>> Start
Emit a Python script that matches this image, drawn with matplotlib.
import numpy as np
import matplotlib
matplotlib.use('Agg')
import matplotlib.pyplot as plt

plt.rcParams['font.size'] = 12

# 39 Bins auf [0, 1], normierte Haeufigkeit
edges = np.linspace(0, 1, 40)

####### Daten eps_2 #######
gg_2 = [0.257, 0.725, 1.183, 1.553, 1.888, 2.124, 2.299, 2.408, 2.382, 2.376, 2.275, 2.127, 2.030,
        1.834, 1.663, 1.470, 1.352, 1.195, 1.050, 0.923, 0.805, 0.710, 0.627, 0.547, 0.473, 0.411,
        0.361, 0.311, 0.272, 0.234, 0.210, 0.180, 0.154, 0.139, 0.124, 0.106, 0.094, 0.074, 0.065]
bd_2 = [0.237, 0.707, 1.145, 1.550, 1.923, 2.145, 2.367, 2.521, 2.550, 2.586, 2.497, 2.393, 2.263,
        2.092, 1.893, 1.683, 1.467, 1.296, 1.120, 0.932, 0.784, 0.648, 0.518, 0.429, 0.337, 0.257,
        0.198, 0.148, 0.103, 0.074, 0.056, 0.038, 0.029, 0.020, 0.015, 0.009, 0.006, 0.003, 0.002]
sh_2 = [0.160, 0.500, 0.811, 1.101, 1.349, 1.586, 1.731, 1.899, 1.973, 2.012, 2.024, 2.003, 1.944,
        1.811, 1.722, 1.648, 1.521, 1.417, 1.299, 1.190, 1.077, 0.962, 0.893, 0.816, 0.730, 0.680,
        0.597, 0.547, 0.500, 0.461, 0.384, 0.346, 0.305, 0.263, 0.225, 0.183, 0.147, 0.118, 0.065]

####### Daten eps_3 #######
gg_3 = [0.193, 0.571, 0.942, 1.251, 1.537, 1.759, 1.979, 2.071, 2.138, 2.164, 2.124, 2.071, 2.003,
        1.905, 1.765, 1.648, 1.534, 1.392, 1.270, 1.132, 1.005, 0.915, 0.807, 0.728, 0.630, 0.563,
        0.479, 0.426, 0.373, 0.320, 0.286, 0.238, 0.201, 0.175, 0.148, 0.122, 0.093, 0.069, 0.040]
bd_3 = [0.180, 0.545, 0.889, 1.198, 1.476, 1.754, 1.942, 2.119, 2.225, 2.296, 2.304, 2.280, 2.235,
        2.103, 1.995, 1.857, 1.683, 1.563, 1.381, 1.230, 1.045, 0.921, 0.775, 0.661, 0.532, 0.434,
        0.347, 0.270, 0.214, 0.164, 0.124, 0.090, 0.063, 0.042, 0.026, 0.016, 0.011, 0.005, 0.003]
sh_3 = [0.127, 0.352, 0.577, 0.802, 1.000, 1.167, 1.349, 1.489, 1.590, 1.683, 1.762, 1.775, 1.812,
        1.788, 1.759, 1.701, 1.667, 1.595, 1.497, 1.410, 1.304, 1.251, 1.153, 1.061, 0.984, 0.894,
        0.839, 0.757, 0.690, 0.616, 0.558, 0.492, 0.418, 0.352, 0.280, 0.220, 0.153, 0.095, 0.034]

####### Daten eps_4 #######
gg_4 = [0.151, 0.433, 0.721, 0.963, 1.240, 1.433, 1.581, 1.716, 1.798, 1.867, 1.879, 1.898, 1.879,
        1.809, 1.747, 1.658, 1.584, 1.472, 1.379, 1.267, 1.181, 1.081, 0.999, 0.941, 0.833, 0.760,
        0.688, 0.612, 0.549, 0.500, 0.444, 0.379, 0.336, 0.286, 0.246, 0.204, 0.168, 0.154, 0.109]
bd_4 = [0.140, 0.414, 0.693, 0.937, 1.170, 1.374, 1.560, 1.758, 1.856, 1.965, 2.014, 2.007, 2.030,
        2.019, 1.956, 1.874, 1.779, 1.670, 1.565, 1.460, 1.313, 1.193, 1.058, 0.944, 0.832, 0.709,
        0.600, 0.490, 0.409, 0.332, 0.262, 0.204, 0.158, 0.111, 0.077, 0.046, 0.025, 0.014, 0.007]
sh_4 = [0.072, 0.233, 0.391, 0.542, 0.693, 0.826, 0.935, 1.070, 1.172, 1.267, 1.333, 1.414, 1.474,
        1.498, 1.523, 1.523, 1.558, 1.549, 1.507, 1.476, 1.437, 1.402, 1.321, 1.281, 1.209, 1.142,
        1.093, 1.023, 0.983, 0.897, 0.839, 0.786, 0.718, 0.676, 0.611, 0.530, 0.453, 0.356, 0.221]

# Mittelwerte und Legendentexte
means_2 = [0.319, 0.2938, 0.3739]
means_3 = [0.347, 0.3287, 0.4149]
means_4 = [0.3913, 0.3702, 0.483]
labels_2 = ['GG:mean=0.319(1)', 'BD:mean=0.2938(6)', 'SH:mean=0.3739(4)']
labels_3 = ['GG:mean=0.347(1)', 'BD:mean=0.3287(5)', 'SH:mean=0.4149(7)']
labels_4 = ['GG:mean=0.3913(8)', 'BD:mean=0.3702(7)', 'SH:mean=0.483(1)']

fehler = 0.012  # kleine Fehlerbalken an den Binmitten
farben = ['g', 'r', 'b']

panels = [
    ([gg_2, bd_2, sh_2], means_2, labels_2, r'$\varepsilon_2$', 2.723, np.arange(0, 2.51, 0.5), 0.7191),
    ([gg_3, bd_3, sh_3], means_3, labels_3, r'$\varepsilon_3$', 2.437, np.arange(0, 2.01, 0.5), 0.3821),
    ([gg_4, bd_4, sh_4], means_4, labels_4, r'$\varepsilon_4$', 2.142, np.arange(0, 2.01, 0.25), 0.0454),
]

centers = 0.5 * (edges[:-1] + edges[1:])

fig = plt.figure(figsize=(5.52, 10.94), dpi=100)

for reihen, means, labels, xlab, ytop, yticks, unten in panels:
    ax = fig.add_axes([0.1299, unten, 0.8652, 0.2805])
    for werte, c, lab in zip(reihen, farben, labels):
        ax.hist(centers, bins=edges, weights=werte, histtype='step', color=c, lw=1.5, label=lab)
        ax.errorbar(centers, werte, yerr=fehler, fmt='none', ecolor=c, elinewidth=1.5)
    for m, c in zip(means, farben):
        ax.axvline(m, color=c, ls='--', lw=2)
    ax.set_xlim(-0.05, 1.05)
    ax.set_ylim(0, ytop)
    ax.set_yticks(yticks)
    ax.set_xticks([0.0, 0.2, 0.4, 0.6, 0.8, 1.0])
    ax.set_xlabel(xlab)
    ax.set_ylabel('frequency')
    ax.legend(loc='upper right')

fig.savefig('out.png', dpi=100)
>> End
| Work required |
Write the data from above out again, exactly.

| Complete answer |
Emit a Python script that matches this image, drawn with matplotlib.
import numpy as np
import matplotlib
matplotlib.use('Agg')
import matplotlib.pyplot as plt

plt.rcParams['font.size'] = 12

# 39 Bins auf [0, 1], normierte Haeufigkeit
edges = np.linspace(0, 1, 40)

####### Daten eps_2 #######
gg_2 = [0.257, 0.725, 1.183, 1.553, 1.888, 2.124, 2.299, 2.408, 2.382, 2.376, 2.275, 2.127, 2.030,
        1.834, 1.663, 1.470, 1.352, 1.195, 1.050, 0.923, 0.805, 0.710, 0.627, 0.547, 0.473, 0.411,
        0.361, 0.311, 0.272, 0.234, 0.210, 0.180, 0.154, 0.139, 0.124, 0.106, 0.094, 0.074, 0.065]
bd_2 = [0.237, 0.707, 1.145, 1.550, 1.923, 2.145, 2.367, 2.521, 2.550, 2.586, 2.497, 2.393, 2.263,
        2.092, 1.893, 1.683, 1.467, 1.296, 1.120, 0.932, 0.784, 0.648, 0.518, 0.429, 0.337, 0.257,
        0.198, 0.148, 0.103, 0.074, 0.056, 0.038, 0.029, 0.020, 0.015, 0.009, 0.006, 0.003, 0.002]
sh_2 = [0.160, 0.500, 0.811, 1.101, 1.349, 1.586, 1.731, 1.899, 1.973, 2.012, 2.024, 2.003, 1.944,
        1.811, 1.722, 1.648, 1.521, 1.417, 1.299, 1.190, 1.077, 0.962, 0.893, 0.816, 0.730, 0.680,
        0.597, 0.547, 0.500, 0.461, 0.384, 0.346, 0.305, 0.263, 0.225, 0.183, 0.147, 0.118, 0.065]

####### Daten eps_3 #######
gg_3 = [0.193, 0.571, 0.942, 1.251, 1.537, 1.759, 1.979, 2.071, 2.138, 2.164, 2.124, 2.071, 2.003,
        1.905, 1.765, 1.648, 1.534, 1.392, 1.270, 1.132, 1.005, 0.915, 0.807, 0.728, 0.630, 0.563,
        0.479, 0.426, 0.373, 0.320, 0.286, 0.238, 0.201, 0.175, 0.148, 0.122, 0.093, 0.069, 0.040]
bd_3 = [0.180, 0.545, 0.889, 1.198, 1.476, 1.754, 1.942, 2.119, 2.225, 2.296, 2.304, 2.280, 2.235,
        2.103, 1.995, 1.857, 1.683, 1.563, 1.381, 1.230, 1.045, 0.921, 0.775, 0.661, 0.532, 0.434,
        0.347, 0.270, 0.214, 0.164, 0.124, 0.090, 0.063, 0.042, 0.026, 0.016, 0.011, 0.005, 0.003]
sh_3 = [0.127, 0.352, 0.577, 0.802, 1.000, 1.167, 1.349, 1.489, 1.590, 1.683, 1.762, 1.775, 1.812,
        1.788, 1.759, 1.701, 1.667, 1.595, 1.497, 1.410, 1.304, 1.251, 1.153, 1.061, 0.984, 0.894,
        0.839, 0.757, 0.690, 0.616, 0.558, 0.492, 0.418, 0.352, 0.280, 0.220, 0.153, 0.095, 0.034]

####### Daten eps_4 #######
gg_4 = [0.151, 0.433, 0.721, 0.963, 1.240, 1.433, 1.581, 1.716, 1.798, 1.867, 1.879, 1.898, 1.879,
        1.809, 1.747, 1.658, 1.584, 1.472, 1.379, 1.267, 1.181, 1.081, 0.999, 0.941, 0.833, 0.760,
        0.688, 0.612, 0.549, 0.500, 0.444, 0.379, 0.336, 0.286, 0.246, 0.204, 0.168, 0.154, 0.109]
bd_4 = [0.140, 0.414, 0.693, 0.937, 1.170, 1.374, 1.560, 1.758, 1.856, 1.965, 2.014, 2.007, 2.030,
        2.019, 1.956, 1.874, 1.779, 1.670, 1.565, 1.460, 1.313, 1.193, 1.058, 0.944, 0.832, 0.709,
        0.600, 0.490, 0.409, 0.332, 0.262, 0.204, 0.158, 0.111, 0.077, 0.046, 0.025, 0.014, 0.007]
sh_4 = [0.072, 0.233, 0.391, 0.542, 0.693, 0.826, 0.935, 1.070, 1.172, 1.267, 1.333, 1.414, 1.474,
        1.498, 1.523, 1.523, 1.558, 1.549, 1.507, 1.476, 1.437, 1.402, 1.321, 1.281, 1.209, 1.142,
        1.093, 1.023, 0.983, 0.897, 0.839, 0.786, 0.718, 0.676, 0.611, 0.530, 0.453, 0.356, 0.221]

# Mittelwerte und Legendentexte
means_2 = [0.319, 0.2938, 0.3739]
means_3 = [0.347, 0.3287, 0.4149]
means_4 = [0.3913, 0.3702, 0.483]
labels_2 = ['GG:mean=0.319(1)', 'BD:mean=0.2938(6)', 'SH:mean=0.3739(4)']
labels_3 = ['GG:mean=0.347(1)', 'BD:mean=0.3287(5)', 'SH:mean=0.4149(7)']
labels_4 = ['GG:mean=0.3913(8)', 'BD:mean=0.3702(7)', 'SH:mean=0.483(1)']

fehler = 0.012  # kleine Fehlerbalken an den Binmitten
farben = ['g', 'r', 'b']

panels = [
    ([gg_2, bd_2, sh_2], means_2, labels_2, r'$\varepsilon_2$', 2.723, np.arange(0, 2.51, 0.5), 0.7191),
    ([gg_3, bd_3, sh_3], means_3, labels_3, r'$\varepsilon_3$', 2.437, np.arange(0, 2.01, 0.5), 0.3821),
    ([gg_4, bd_4, sh_4], means_4, labels_4, r'$\varepsilon_4$', 2.142, np.arange(0, 2.01, 0.25), 0.0454),
]

centers = 0.5 * (edges[:-1] + edges[1:])

fig = plt.figure(figsize=(5.52, 10.94), dpi=100)

for reihen, means, labels, xlab, ytop, yticks, unten in panels:
    ax = fig.add_axes([0.1299, unten, 0.8652, 0.2805])
    for werte, c, lab in zip(reihen, farben, labels):
        ax.hist(centers, bins=edges, weights=werte, histtype='step', color=c, lw=1.5, label=lab)
        ax.errorbar(centers, werte, yerr=fehler, fmt='none', ecolor=c, elinewidth=1.5)
    for m, c in zip(means, farben):
        ax.axvline(m, color=c, ls='--', lw=2)
    ax.set_xlim(-0.05, 1.05)
    ax.set_ylim(0, ytop)
    ax.set_yticks(yticks)
    ax.set_xticks([0.0, 0.2, 0.4, 0.6, 0.8, 1.0])
    ax.set_xlabel(xlab)
    ax.set_ylabel('frequency')
    ax.legend(loc='upper right')

fig.savefig('out.png', dpi=100)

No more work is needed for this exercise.